Anzai's practice, apart from its documentary moments, also features works that complicate the photograph as object record. This occurs, for example, in works in which Anzai inserts himself, such as in an image of Lee Ufan installing his work Relatum at the National Museum of Modern Art, Tokyo, (1970). In the image, Anzai's use of a tilted angle, a wide-angle lens, depth of field, black-and-white film, hand-written inscriptions, and the oversized negative easel signal his singular subjectivity as a photographer. Additionally, the image not only describes the artwork and its surroundings, but expands the artwork insofar as it renders visible the tension and contradiction between the work's object-hood and its contingency. The photograph makes visible the process of the work's formation in the specific environment at a specific time (while also suggesting the opposite process of the work's de-formation, which will occur upon its de-installation).

This visual as well as metaphorical subjectivity, referred to as Anzai's "angle of distinction", is also revealed on the surface of his silver gelatin prints in the captions he inscribes around the frame of each image. His hand-written notations are made with a black pen on the white border, giving the photographs the feeling of a unique hand drawing. In a caption for a photograph taken on the occasion of the Mono-ha and Post Mono-ha Exhibition at the Seibu Museum of Art in 1987 Anzai writes: "Post Mono-ha's Group Show, Seibu Museum, June 25, 1987." The captions, as well as the obsessive recording of dates, reveal a self-conscious archiving of time. In his careful captioning, Anzai does more than record the facts of an event or work; rather he is asserting the relevance and significance of various events, artists and artworks.

Although the inscriptions may appear to describe the details of what is inside the frame, they are always selective and on further inspection reveal a degree of irony. For example, on the image of artists installing their work at the Tokyo Metropolitan Art Museum, he later wrote, "View of Installing the Mainichi Contemporary Exhibit. Air thick with enthusiasm, the young artists use all kinds of materials in defiance: wood, soil and water." The image looks like a bird's eye view of any exhibition being unpacked but the caption frames the artists as defiant users of edgy and raw materials. Anzai frames the public actions of artists who actively engaged with the surroundings for this Museum in Ueno Park, such as one artist who threw buckets of water into the air above the stairway entrance or another artist who tore a circle into the pavement. In so doing he participates in this "air thick with enthusiasm" that was the fertile ground for radical art activities. while also bringing along a cloud of irony which floats in the air as it passes through time.

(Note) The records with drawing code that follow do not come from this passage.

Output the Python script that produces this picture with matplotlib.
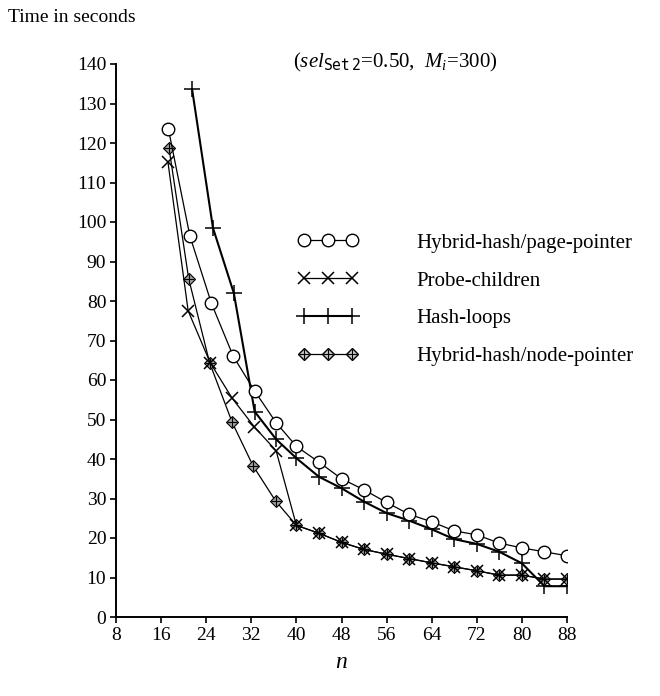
import matplotlib
matplotlib.use("Agg")
import matplotlib.pyplot as plt
from matplotlib.lines import Line2D
from matplotlib.legend_handler import HandlerTuple

plt.rcParams['font.family'] = ['Liberation Serif', 'DejaVu Serif']
plt.rcParams['mathtext.fontset'] = 'custom'
plt.rcParams['mathtext.rm'] = 'Liberation Serif'
plt.rcParams['mathtext.it'] = 'Liberation Serif:italic'
plt.rcParams['mathtext.tt'] = 'DejaVu Sans Mono'

# ---- data ----
x_ticks = [8, 16, 24, 32, 40, 48, 56, 64, 72, 80, 88]
y_ticks = [0, 10, 20, 30, 40, 50, 60, 70, 80, 90, 100, 110, 120, 130, 140]

n_tail = [40, 44, 48, 52, 56, 60, 64, 68, 72, 76, 80, 84, 88]

n_page = [17.3, 21.1, 24.9, 28.8, 32.6, 36.4] + n_tail
t_page = [123.5, 96.5, 79.5, 66.0, 57.2, 49.2,
          43.2, 39.2, 35.0, 32.2, 29.0, 26.0, 24.1, 21.8, 20.8, 18.7, 17.5, 16.5, 15.5]

n_probe = [17.2, 20.8, 24.7, 28.6, 32.5, 36.4] + n_tail
t_probe = [115.3, 77.5, 64.4, 55.4, 48.2, 42.1,
           23.2, 21.2, 18.9, 17.1, 15.9, 14.8, 13.7, 12.7, 11.7, 10.6, 10.6, 9.6, 9.6]

n_hash = [21.5, 25.2, 28.9, 32.6, 36.4] + n_tail
t_hash = [133.6, 98.5, 82.0, 52.0, 45.0,
          40.2, 35.5, 32.6, 29.2, 26.3, 24.4, 22.2, 19.7, 18.5, 16.5, 13.6, 7.8, 7.8]

n_node = [17.4, 20.9, 24.6, 28.6, 32.3, 36.3] + n_tail
t_node = [118.7, 85.6, 64.4, 49.3, 38.3, 29.4,
          23.2, 21.2, 18.9, 17.1, 15.9, 14.8, 13.7, 12.7, 11.7, 10.6, 10.6, 9.6, 9.6]

labels = ["Hybrid-hash/page-pointer", "Probe-children", "Hash-loops",
          "Hybrid-hash/node-pointer"]

# ---- figure ----
fig = plt.figure(figsize=(6.6, 6.96), dpi=100)
ax = fig.add_axes([116/660, 1-617/696, 451/660, 553/696])

ax.plot(n_node, t_node, color='black', lw=0.9, marker='D', ms=6.5,
        mfc='#a0a0a0', mec='black', mew=0.8, zorder=3)
ax.plot(n_node, t_node, ls='none', marker='+', ms=7, mec='black', mew=0.8, zorder=4)
ax.plot(n_probe, t_probe, color='black', lw=0.9, marker='x', ms=9, mew=1.1, zorder=5)
ax.plot(n_hash, t_hash, color='black', lw=1.5, marker='+', ms=11, mew=1.1, zorder=2)
ax.plot(n_page, t_page, color='black', lw=0.9, marker='o', ms=9, mfc='white',
        mec='black', mew=1.0, zorder=6)

ax.set_xlim(8, 88)
ax.set_ylim(0, 140)
ax.set_xticks(x_ticks)
ax.set_yticks(y_ticks)
for s in ['top', 'right']:
    ax.spines[s].set_visible(False)
for s in ['left', 'bottom']:
    ax.spines[s].set_linewidth(1.4)
ax.tick_params(direction='out', length=4, width=1.2, labelsize=14, pad=3)

# legend
h_page = Line2D([], [], color='black', lw=0.9, marker='o', ms=9, mfc='white', mec='black')
h_probe = Line2D([], [], color='black', lw=0.9, marker='x', ms=9, mew=1.1)
h_hash = Line2D([], [], color='black', lw=1.5, marker='+', ms=11, mew=1.1)
h_node1 = Line2D([], [], color='black', lw=0.9, marker='D', ms=6.5, mfc='#c8c8c8', mec='black')
h_node2 = Line2D([], [], ls='none', marker='+', ms=7, mec='black', mew=0.8)
leg = ax.legend([h_page, h_probe, h_hash, (h_node1, h_node2)], labels,
                handler_map={tuple: HandlerTuple(ndivide=1, pad=0)},
                numpoints=3, frameon=False, fontsize=15, loc='upper left',
                bbox_to_anchor=(298/660, 1-233/696), bbox_transform=fig.transFigure,
                borderpad=0, borderaxespad=0, handlelength=2.9, handletextpad=2.8,
                labelspacing=0.88)

fig.text(8/660, 1-18/696, "Time in seconds", fontsize=14, ha='left', va='center')
fig.text(395/660, 1-62/696,
         r"$(\mathit{sel}_{\mathtt{Set\,2}}$=0.50,  $M_i$=300)",
         fontsize=15, ha='center', va='center')
fig.text(341/660, 1-662/696, r"$n$", fontsize=17, ha='center', va='center')

fig.savefig("out.png", dpi=100)
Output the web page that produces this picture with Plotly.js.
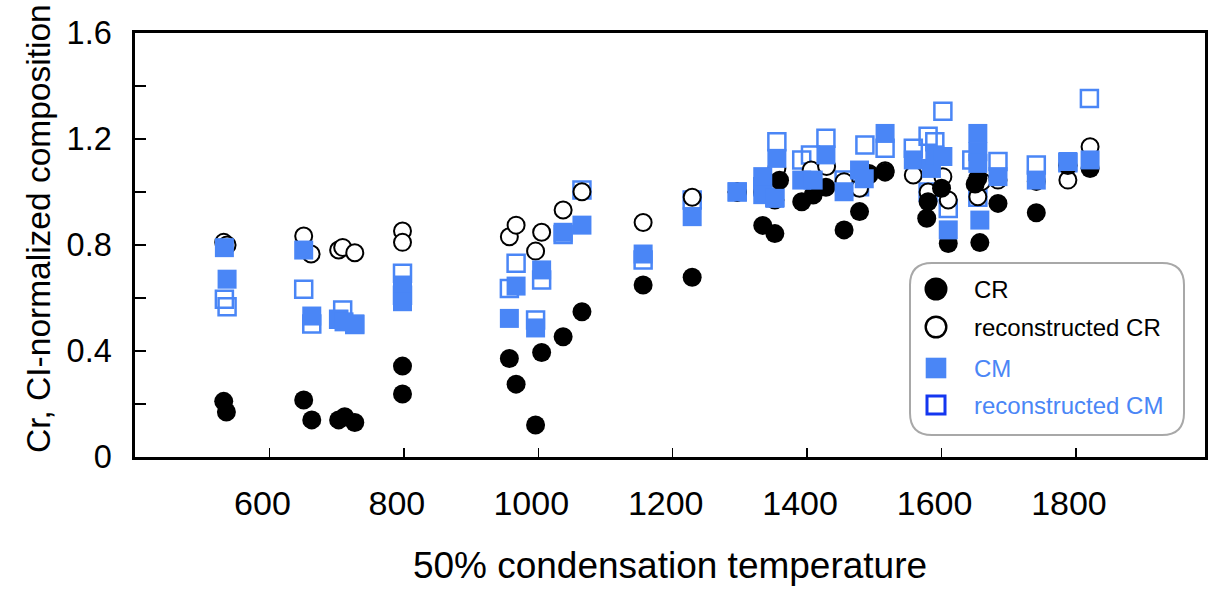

== Selected exhibitions ==
In 1970, Anzai seized the opportunity to photograph the 10th Tokyo Biennale, entitled Between Man and Matter, which heavily featured Mono-ha works as well as a wide swathe of Japanese experimental art from the immediately post-war period, for an international audience. This is largely considered Anzai's most monumental project, as a documentarian of the epoch-making exhibition. The exhibition also featured the work of foreign artists, who came to Japan for production. For example, Anzai served as an assistant to Richard Serra and Daniel Buren, in addition to documenting their work photographically, including photographs of activities that were never part of the public exhibition. From this experience, Anzai came into contact with the new forms of art from abroad and found the effectiveness of photography as a means to support the art of his time.

In 2000, the National Museum of Art Osaka held Anzai's largest career retrospective to date. Titled Shigeo Anzai's Eye: Recording on Contemporary Art by Shigeo Anzai, the exhibition featuring two thousand of the artist's works. In 2007, the National Art Center Tokyo held a solo exhibition titled Personal Photo Archives, featuring around 3,000 of Anzai's photographs over 37 years. The exhibition title, chosen by Anzai himself, embodied the ethos of his work: an archive of the development of modern art, photographed from a highly-personal viewpoint built on close relationships with artists.

The exhibition featured Anzai's Freeze series in complete form in its totality of 100 works, as a later series. The series features the enlarged faces of Japanese artists at 1.25 meter by 1.0 meter, capturing a "frozen" moment as the series title indicates.